Restate the full listing word for word and leave the pictures out.

╭─ Data for processing

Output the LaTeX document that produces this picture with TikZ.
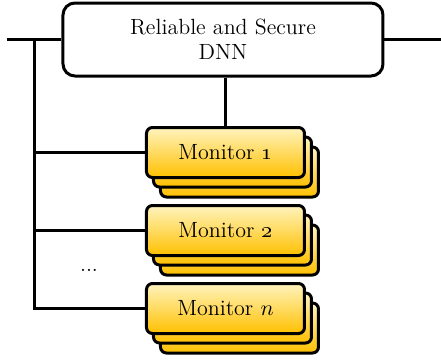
\documentclass[tikz,border=0pt]{standalone}
\usetikzlibrary{positioning}
\definecolor{goldtop}{RGB}{255,244,190}
\definecolor{goldbot}{RGB}{255,192,0}
\tikzset{
  wire/.style={line width=1.5pt},
  mainbox/.style={draw, line width=1.5pt, rounded corners=6pt, fill=white,
    minimum width=160pt, minimum height=36.5pt, align=center,
    font=\fontsize{11}{12.5}\selectfont, inner sep=0pt},
  monbox/.style={draw, line width=1.5pt, rounded corners=3pt,
    top color=goldtop, bottom color=goldbot,
    minimum width=79pt, minimum height=25pt, inner sep=0pt,
    font=\fontsize{11}{13}\selectfont},
}
\begin{document}
\begin{tikzpicture}[x=0.5pt,y=-0.5pt]
\useasboundingbox (0,0) rectangle (441,360);

% central network block
\node[mainbox] (dnn) at (223,39.5) {Reliable and Secure\\DNN};

% stacked monitor blocks: two copies behind each front block
\node[monbox] (m1c) at (239.5,172) {};
\node[monbox] (m1b) at (232.5,162) {};
\node[monbox] (m1)  at (225.5,152.5) {Monitor \oldstylenums{1}};

\node[monbox] (m2c) at (239.5,250) {};
\node[monbox] (m2b) at (232.5,240) {};
\node[monbox] (m2)  at (225.5,230.5) {Monitor \oldstylenums{2}};

\node[monbox] (mnc) at (239.5,328) {};
\node[monbox] (mnb) at (232.5,318) {};
\node[monbox] (mn)  at (225.5,308.5) {Monitor $n$};

\node[font=\fontsize{11}{13}\selectfont] (dots) at (89,270) {...};

% wiring
\coordinate (lin)  at (7,39.5);
\coordinate (rout) at (441,39.5);
\coordinate (bus)  at (35,39.5);
\draw[wire] (lin) -- (dnn.west);
\draw[wire] (dnn.east) -- (rout);
\draw[wire] (m1.north) -- (m1.north |- dnn.south);
\draw[wire] (bus) |- (mn.west);
\draw[wire] (bus |- m1.west) -- (m1.west);
\draw[wire] (bus |- m2.west) -- (m2.west);
\end{tikzpicture}
\end{document}
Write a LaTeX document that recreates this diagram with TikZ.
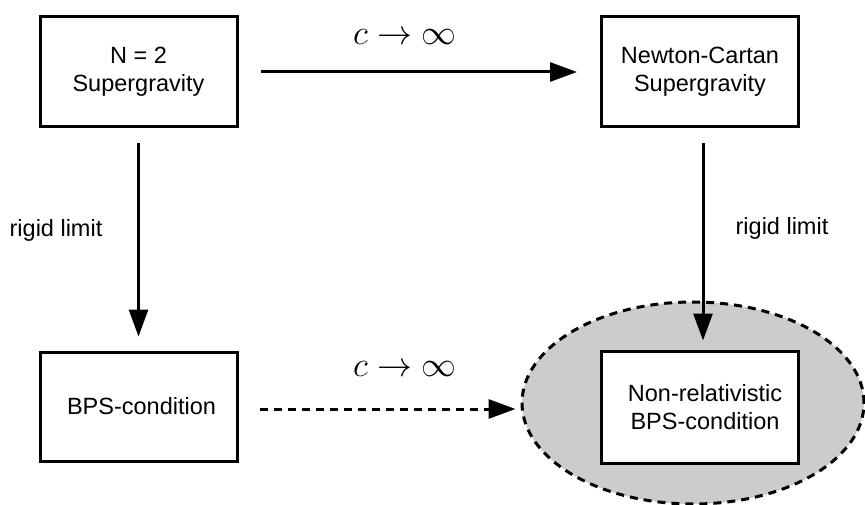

╰─

Output of the task:
Output the LaTeX document that produces this picture with TikZ.
\documentclass[tikz,border=0pt]{standalone}
\usetikzlibrary{positioning}
\definecolor{goldtop}{RGB}{255,244,190}
\definecolor{goldbot}{RGB}{255,192,0}
\tikzset{
  wire/.style={line width=1.5pt},
  mainbox/.style={draw, line width=1.5pt, rounded corners=6pt, fill=white,
    minimum width=160pt, minimum height=36.5pt, align=center,
    font=\fontsize{11}{12.5}\selectfont, inner sep=0pt},
  monbox/.style={draw, line width=1.5pt, rounded corners=3pt,
    top color=goldtop, bottom color=goldbot,
    minimum width=79pt, minimum height=25pt, inner sep=0pt,
    font=\fontsize{11}{13}\selectfont},
}
\begin{document}
\begin{tikzpicture}[x=0.5pt,y=-0.5pt]
\useasboundingbox (0,0) rectangle (441,360);

% central network block
\node[mainbox] (dnn) at (223,39.5) {Reliable and Secure\\DNN};

% stacked monitor blocks: two copies behind each front block
\node[monbox] (m1c) at (239.5,172) {};
\node[monbox] (m1b) at (232.5,162) {};
\node[monbox] (m1)  at (225.5,152.5) {Monitor \oldstylenums{1}};

\node[monbox] (m2c) at (239.5,250) {};
\node[monbox] (m2b) at (232.5,240) {};
\node[monbox] (m2)  at (225.5,230.5) {Monitor \oldstylenums{2}};

\node[monbox] (mnc) at (239.5,328) {};
\node[monbox] (mnb) at (232.5,318) {};
\node[monbox] (mn)  at (225.5,308.5) {Monitor $n$};

\node[font=\fontsize{11}{13}\selectfont] (dots) at (89,270) {...};

% wiring
\coordinate (lin)  at (7,39.5);
\coordinate (rout) at (441,39.5);
\coordinate (bus)  at (35,39.5);
\draw[wire] (lin) -- (dnn.west);
\draw[wire] (dnn.east) -- (rout);
\draw[wire] (m1.north) -- (m1.north |- dnn.south);
\draw[wire] (bus) |- (mn.west);
\draw[wire] (bus |- m1.west) -- (m1.west);
\draw[wire] (bus |- m2.west) -- (m2.west);
\end{tikzpicture}
\end{document}
Write a LaTeX document that recreates this diagram with TikZ.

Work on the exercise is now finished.